■ **Supplied material**
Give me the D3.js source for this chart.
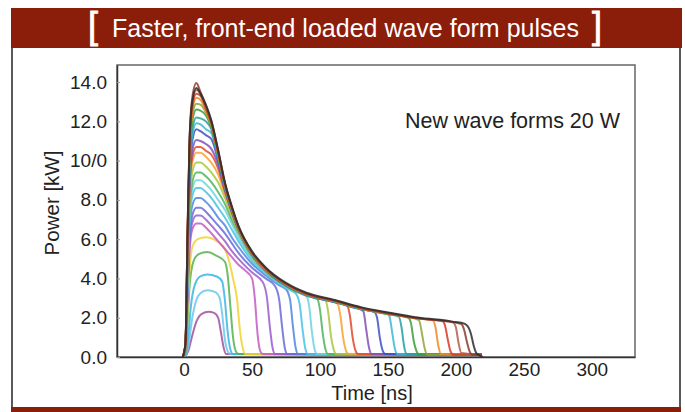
<!DOCTYPE html>
<html>
<head>
<meta charset="utf-8">
<script src="https://cdn.jsdelivr.net/npm/d3@7.9.0/dist/d3.min.js"></script>
<style>
  body { margin: 0; background: #fff; }
  svg { display: block; font-family: "Liberation Sans", Arial, sans-serif; }
</style>
</head>
<body>
<div id="vis"></div>
<script>
const width = 685;
const height = 412;
const plot = { left: 117, right: 635, top: 65, bottom: 357 };

const title = "Faster, front-end loaded wave form pulses";
const note = "New wave forms 20 W";
const xLabel = "Time [ns]";
const yLabel = "Power [kW]";

const xTicks = [0, 50, 100, 150, 200, 250, 300];
const yTicks = [0, 2, 4, 6, 8, 10, 12, 14];
const yTickLabels = ["0.0", "2.0", "4.0", "6.0", "8.0", "10/0", "12.0", "14.0"];

// one colour per pulse, shortest pulse first
const pulseColors = [
  "#a0509c", "#6cc6ec", "#3cb4e4", "#55b24f", "#f2d130", "#c45ac4",
  "#9a5ccc", "#6a6ad8", "#4f86e2", "#48c2e6", "#70d2dc", "#4fb45c",
  "#a8c640", "#f4a532", "#e2482e", "#8250b8", "#3e50c6", "#3cb8d4",
  "#26a0a0", "#3a9e3a", "#92a436", "#f08a22", "#d83a24", "#b06048",
  "#8c3a2c", "#2e2e2e"
];

// [time ns, power kW]
const pulses = [
  [[-1,0],[1,0.05],[3,0.3],[6,1.1],[9,1.8],[13,2.2],[18,2.3],[22,2.25],[25,2.0],[27,1.3],[29,0.5],[31,0.15],[219,0.12]],
  [[-1,0],[1,0.05],[3,0.5],[6,2.0],[9,2.9],[12,3.25],[17,3.4],[23,3.3],[26,3.05],[28,2.2],[30,0.9],[32,0.3],[34,0.15],[219,0.12]],
  [[-1,0],[1,0.1],[3,1.0],[5,2.6],[8,3.7],[12,4.1],[17,4.2],[24,4.1],[28,3.85],[30,2.9],[32,1.3],[34,0.4],[36,0.15],[219,0.12]],
  [[-1,0],[1,0.2],[2.5,1.8],[4,3.6],[7,4.9],[11,5.25],[17,5.35],[24,5.15],[30,4.85],[32,4.2],[34,2.6],[36,1.0],[38,0.3],[40,0.15],[219,0.12]],
  [[-1,0],[1,0.3],[2.5,2.4],[4,4.4],[6,5.6],[10,6.0],[16,6.1],[24,5.9],[30,5.5],[33,4.9],[36,4.0],[39,2.9],[41,1.4],[43,0.5],[45,0.15],[219,0.12]],
  [[-1,0],[1,0.4],[2.5,3.1],[4,5.4],[6,6.5],[9,6.8],[12,6.8],[16,6.6],[20,6.3],[25,5.9],[30,5.5],[35,5.1],[40,4.7],[45,4.4],[50,4.0],[52,3.0],[54,1.2],[56,0.3],[58,0.15],[219,0.12]],
  [[-1,0],[1,0.4],[2.5,3.2],[4,5.8],[6,6.85],[9,7.2],[12,7.2],[16,7.0],[20,6.7],[25,6.3],[30,5.9],[35,5.4],[40,5.0],[50,4.3],[58,3.8],[61,3.0],[63,1.6],[65,0.5],[67,0.15],[219,0.12]],
  [[-1,0],[1,0.4],[2.5,3.4],[4,6.1],[6,7.2],[9,7.6],[12,7.6],[16,7.4],[20,7.1],[25,6.7],[30,6.3],[35,5.8],[40,5.3],[50,4.55],[60,4.0],[67,3.6],[70,2.9],[72,1.6],[74,0.5],[76,0.15],[219,0.12]],
  [[-1,0],[1,0.4],[2.5,3.6],[4,6.5],[6,7.7],[9,8.1],[12,8.1],[16,7.9],[20,7.6],[25,7.1],[30,6.7],[35,6.1],[40,5.6],[50,4.75],[60,4.15],[70,3.65],[75,3.45],[78,2.9],[80,1.6],[82,0.5],[84,0.15],[219,0.12]],
  [[-1,0],[1,0.45],[2.5,3.9],[4,6.9],[6,8.2],[9,8.6],[12,8.6],[16,8.4],[20,8.1],[25,7.6],[30,7.1],[35,6.5],[40,5.9],[50,4.9],[60,4.25],[75,3.5],[82,3.25],[85,2.7],[87,1.5],[89,0.5],[91,0.15],[219,0.12]],
  [[-1,0],[1,0.45],[2.5,4.0],[4,7.2],[6,8.55],[9,9.0],[12,9.0],[16,8.8],[20,8.5],[25,8.0],[30,7.5],[35,6.8],[40,6.1],[50,5.0],[60,4.3],[75,3.55],[90,3.1],[92,2.6],[94,1.3],[96,0.4],[98,0.15],[219,0.12]],
  [[-1,0],[1,0.5],[2.5,4.2],[4,7.5],[6,8.9],[9,9.4],[12,9.4],[16,9.2],[20,8.9],[25,8.4],[30,7.8],[35,7.0],[40,6.3],[50,5.1],[60,4.35],[75,3.6],[90,3.12],[98,2.95],[100,2.4],[102,1.2],[104,0.4],[106,0.15],[219,0.12]],
  [[-1,0],[1,0.5],[2.5,4.5],[4,7.9],[6,9.4],[9,9.9],[12,9.9],[16,9.7],[20,9.4],[25,8.9],[30,8.1],[35,7.2],[40,6.4],[50,5.15],[60,4.4],[75,3.62],[90,3.14],[104,2.88],[106,2.3],[108,1.1],[110,0.4],[112,0.15],[219,0.12]],
  [[-1,0],[1,0.5],[2.5,4.7],[4,8.3],[6,9.9],[9,10.4],[12,10.4],[16,10.2],[20,9.9],[25,9.3],[30,8.3],[35,7.35],[40,6.45],[50,5.2],[60,4.42],[75,3.65],[90,3.16],[110,2.82],[113,2.7],[115,2.1],[117,1.0],[119,0.35],[121,0.15],[219,0.12]],
  [[-1,0],[1,0.55],[2.5,4.8],[4,8.6],[6,10.2],[9,10.7],[12,10.7],[16,10.5],[20,10.3],[25,9.6],[30,8.45],[35,7.4],[40,6.5],[50,5.22],[60,4.44],[75,3.66],[90,3.17],[110,2.83],[120,2.62],[122,2.1],[124,1.0],[126,0.35],[128,0.15],[219,0.12]],
  [[-1,0],[1,0.55],[2.5,5.0],[4,8.8],[6,10.5],[9,11.05],[12,11.0],[16,10.85],[20,10.6],[25,9.8],[30,8.5],[35,7.4],[40,6.48],[50,5.2],[60,4.42],[75,3.63],[90,3.14],[110,2.8],[130,2.42],[132,2.3],[134,1.4],[136,0.5],[138,0.15],[219,0.12]],
  [[-1,0],[1,0.6],[2.5,5.2],[4,9.3],[6,11.0],[9,11.6],[12,11.5],[16,11.3],[20,11.1],[25,10.0],[30,8.6],[35,7.45],[40,6.5],[50,5.22],[60,4.44],[75,3.65],[90,3.15],[110,2.81],[130,2.43],[140,2.29],[142,2.0],[144,1.0],[146,0.35],[148,0.15],[219,0.12]],
  [[-1,0],[1,0.6],[2.5,5.4],[4,9.5],[6,11.3],[9,11.9],[12,11.85],[16,11.6],[20,11.4],[25,10.15],[30,8.65],[35,7.5],[40,6.52],[50,5.23],[60,4.45],[75,3.66],[90,3.16],[110,2.82],[130,2.44],[150,2.17],[151,2.1],[153,1.3],[155,0.45],[157,0.15],[219,0.12]],
  [[-1,0],[1,0.6],[2.5,5.5],[4,9.8],[6,11.6],[9,12.2],[12,12.15],[16,12.0],[20,11.6],[25,10.2],[30,8.7],[35,7.52],[40,6.54],[50,5.25],[60,4.46],[75,3.67],[90,3.17],[110,2.83],[130,2.45],[150,2.18],[158,2.06],[160,1.5],[162,0.5],[164,0.15],[219,0.12]],
  [[-1,0],[1,0.65],[2.5,5.7],[4,10.1],[6,12.0],[9,12.6],[12,12.55],[16,12.3],[20,11.7],[25,10.25],[30,8.72],[35,7.55],[40,6.56],[50,5.27],[60,4.47],[75,3.68],[90,3.18],[110,2.84],[130,2.46],[150,2.19],[165,2.0],[167,1.7],[169,0.8],[171,0.3],[173,0.12],[219,0.12]],
  [[-1,0],[1,0.65],[2.5,5.8],[4,10.3],[6,12.3],[9,12.9],[12,12.85],[16,12.45],[20,11.8],[25,10.3],[30,8.75],[35,7.57],[40,6.58],[50,5.28],[60,4.48],[75,3.69],[90,3.19],[110,2.85],[130,2.47],[150,2.2],[170,1.96],[173,1.85],[175,1.2],[177,0.45],[179,0.12],[219,0.12]],
  [[-1,0],[1,0.65],[2.5,5.9],[4,10.6],[6,12.5],[9,13.2],[12,13.1],[16,12.55],[20,11.85],[25,10.35],[30,8.78],[35,7.58],[40,6.59],[50,5.29],[60,4.49],[75,3.7],[90,3.2],[110,2.86],[130,2.48],[150,2.21],[170,1.97],[183,1.87],[185,1.5],[187,0.6],[189,0.15],[219,0.12]],
  [[-1,0],[1,0.7],[2.5,6.0],[4,10.7],[6,12.7],[9,13.4],[12,13.3],[16,12.65],[20,11.9],[25,10.4],[30,8.8],[35,7.6],[40,6.6],[50,5.3],[60,4.5],[75,3.71],[90,3.21],[110,2.87],[130,2.49],[150,2.22],[170,1.98],[190,1.83],[192,1.6],[194,0.9],[196,0.3],[198,0.12],[219,0.12]],
  [[-1,0],[1,0.7],[2.5,6.1],[4,10.9],[6,12.9],[9,13.6],[12,13.45],[16,12.7],[20,11.95],[25,10.45],[30,8.82],[35,7.62],[40,6.62],[50,5.32],[60,4.51],[75,3.72],[90,3.22],[110,2.88],[130,2.5],[150,2.23],[170,1.99],[190,1.84],[198,1.76],[200,1.5],[202,0.7],[204,0.2],[219,0.12]],
  [[-1,0],[1,0.7],[2.5,6.3],[4,11.1],[6,13.2],[9,13.95],[12,13.5],[16,12.8],[20,12.0],[25,10.5],[30,8.85],[35,7.65],[40,6.64],[50,5.34],[60,4.52],[75,3.73],[90,3.23],[110,2.89],[130,2.51],[150,2.24],[170,2.0],[190,1.85],[200,1.75],[204,1.68],[206,1.4],[208,0.8],[210,0.3],[212,0.12],[219,0.12]],
  [[-1,0],[1,0.7],[2.5,6.2],[4,11.0],[6,13.0],[9,13.7],[12,13.4],[16,12.85],[20,12.05],[25,10.55],[30,8.9],[35,7.7],[40,6.68],[50,5.38],[60,4.56],[75,3.77],[90,3.27],[110,2.92],[130,2.54],[150,2.27],[170,2.03],[190,1.88],[200,1.78],[204,1.74],[208,1.62],[211,1.2],[213,0.6],[215,0.2],[217,0.1],[220,0]]
];

const xScale = d3.scaleLinear().domain([-49.4, 331.8]).range([plot.left, plot.right]);
const yScale = d3.scaleLinear().domain([0, 14.87]).range([plot.bottom, plot.top]);

const svg = d3
  .select("#vis")
  .append("svg")
  .attr("width", width)
  .attr("height", height);

// Header bar
svg.append("rect")
  .attr("x", 11).attr("y", 8)
  .attr("width", 671).attr("height", 40)
  .attr("fill", "#8b1d0b");

svg.append("text")
  .attr("x", 112).attr("y", 37)
  .attr("fill", "#fff")
  .attr("font-size", 25)
  .text(title);

svg.append("text")
  .attr("x", 88).attr("y", 38)
  .attr("fill", "#fff")
  .attr("font-size", 36)
  .attr("stroke", "#fff")
  .attr("stroke-width", 0.8)
  .text("[");
svg.append("text")
  .attr("x", 592).attr("y", 38)
  .attr("fill", "#fff")
  .attr("font-size", 36)
  .attr("stroke", "#fff")
  .attr("stroke-width", 0.8)
  .text("]");

// Frame sides and footer stripe
svg.append("line")
  .attr("x1", 12).attr("x2", 12).attr("y1", 48).attr("y2", 408)
  .attr("stroke", "#222").attr("stroke-width", 1.5);
svg.append("line")
  .attr("x1", 680).attr("x2", 680).attr("y1", 48).attr("y2", 408)
  .attr("stroke", "#222").attr("stroke-width", 1.5);
svg.append("rect")
  .attr("x", 11).attr("y", 407)
  .attr("width", 670).attr("height", 5)
  .attr("fill", "#8b1d0b");

// Plot box
svg.append("rect")
  .attr("x", plot.left).attr("y", plot.top)
  .attr("width", plot.right - plot.left)
  .attr("height", plot.bottom - plot.top)
  .attr("fill", "#fff")
  .attr("stroke", "#666")
  .attr("stroke-width", 1.5);

// Pulses
const line = d3
  .line()
  .x((d) => xScale(d[0]))
  .y((d) => yScale(d[1]))
  .curve(d3.curveMonotoneX);

svg.append("g")
  .attr("id", "pulses")
  .selectAll("path")
  .data(pulses)
  .enter()
  .append("path")
  .attr("fill", "none")
  .attr("stroke", (d, i) => pulseColors[i])
  .attr("stroke-width", 2)
  .attr("stroke-opacity", 0.85)
  .attr("stroke-linejoin", "round")
  .attr("d", line);

// Axes
const xAxis = svg.append("g")
  .attr("transform", `translate(0,${plot.bottom})`)
  .call(d3.axisBottom(xScale).tickValues(xTicks).tickSize(0).tickPadding(6));
xAxis.select(".domain").attr("stroke", "#333").attr("stroke-width", 1.5);
xAxis.selectAll("text").attr("font-size", 19).attr("fill", "#222")
  .attr("font-family", "Liberation Sans, Arial, sans-serif");

const yAxis = svg.append("g")
  .attr("transform", `translate(${plot.left},0)`)
  .call(
    d3.axisLeft(yScale)
      .tickValues(yTicks)
      .tickFormat((d, i) => yTickLabels[i])
      .tickSizeInner(-3)
      .tickSizeOuter(0)
      .tickPadding(10)
  );
yAxis.select(".domain").attr("stroke", "#333").attr("stroke-width", 1.5);
yAxis.selectAll(".tick line").attr("stroke", "#999");
yAxis.selectAll("text").attr("font-size", 19).attr("fill", "#222")
  .attr("font-family", "Liberation Sans, Arial, sans-serif");

// Labels
svg.append("text")
  .attr("x", 372).attr("y", 400)
  .attr("text-anchor", "middle")
  .attr("font-size", 20)
  .attr("fill", "#222")
  .text(xLabel);

svg.append("text")
  .attr("transform", "translate(59,203) rotate(-90)")
  .attr("text-anchor", "middle")
  .attr("font-size", 20.5)
  .attr("fill", "#222")
  .text(yLabel);

svg.append("text")
  .attr("x", 405).attr("y", 128)
  .attr("font-size", 21.5)
  .attr("fill", "#222")
  .text(note);
</script>
</body>
</html>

■ **Problem description**
Write out, word for word, the lines from the start of the data through the one holding "65, bottom: 357". Omit pictures.

■ **Answer in full**
Give me the D3.js source for this chart.
<!DOCTYPE html>
<html>
<head>
<meta charset="utf-8">
<script src="https://cdn.jsdelivr.net/npm/d3@7.9.0/dist/d3.min.js"></script>
<style>
  body { margin: 0; background: #fff; }
  svg { display: block; font-family: "Liberation Sans", Arial, sans-serif; }
</style>
</head>
<body>
<div id="vis"></div>
<script>
const width = 685;
const height = 412;
const plot = { left: 117, right: 635, top: 65, bottom: 357 };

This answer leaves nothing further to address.